The Balcony: Additional Insights from Experienced Board Members

A fundamental understanding of the role of the school board member is in the distinction between board and staff responsibilities. To that end, the “balcony” was mentioned by several of the experienced board members who share wisdom with new board members in this issue of the Journal (see page 18). The idea is based on the work of Richard Broholm and Douglas Johnson in A Balcony Perspective: Clarifying the Trustee Role. 

IASB uses this analogy to clarify for board members that their role is to view the work of the district from the “balcony” to see the bigger picture, make decisions, and anticipate what comes next in the “dance.” The dancers — in this context superintendent, administration, faculty, and staff, but can extend to students and stakeholders — put the decisions into practice.

Chris Gordon: I wish I had known the difference between the dance floor and the balcony. Stay on the balcony. Board members are not there to make day-to-day decisions about the school.

Barbara A. Wells: The concept of “Staying on the Balcony” is important! The temptation is great to operate on behalf of people you know and want to remain in good standing with. If you can maintain a level of objectivity and ask informed questions you will be able to help the district communicate a salient message to the public, which has entrusted you with this work. Coming to a meeting with a fixed idea or partly true information and trying to use these pieces to craft usable solutions will create unnecessary work for your administration and waste vital time that could be spent working on real issues, planning for the future, making decisions, and solving problems.

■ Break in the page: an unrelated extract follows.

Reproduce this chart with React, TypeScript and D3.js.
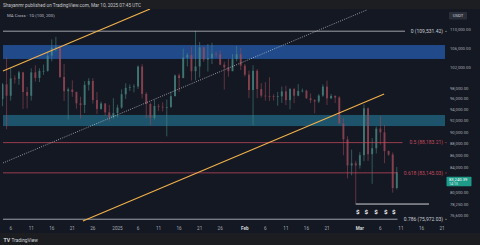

Terrie Golwitzer: When I realized that the school board has one employee, the superintendent, my job became much easier. I was not there to evaluate staff or make curriculum choices. I was there to make sure the superintendent did all of that.

Kyra Tyler: I am not the education expert; I am a school board member. My role is to trust the experts in their field, listen, and ask lots of questions. Doing those things will allow me to make appropriate recommendations while staying in my lane. 

Chris Crabtree: My advice includes remembering the balcony and dance floor analogy! Even after eight years, it can be hard not to want to join the dance.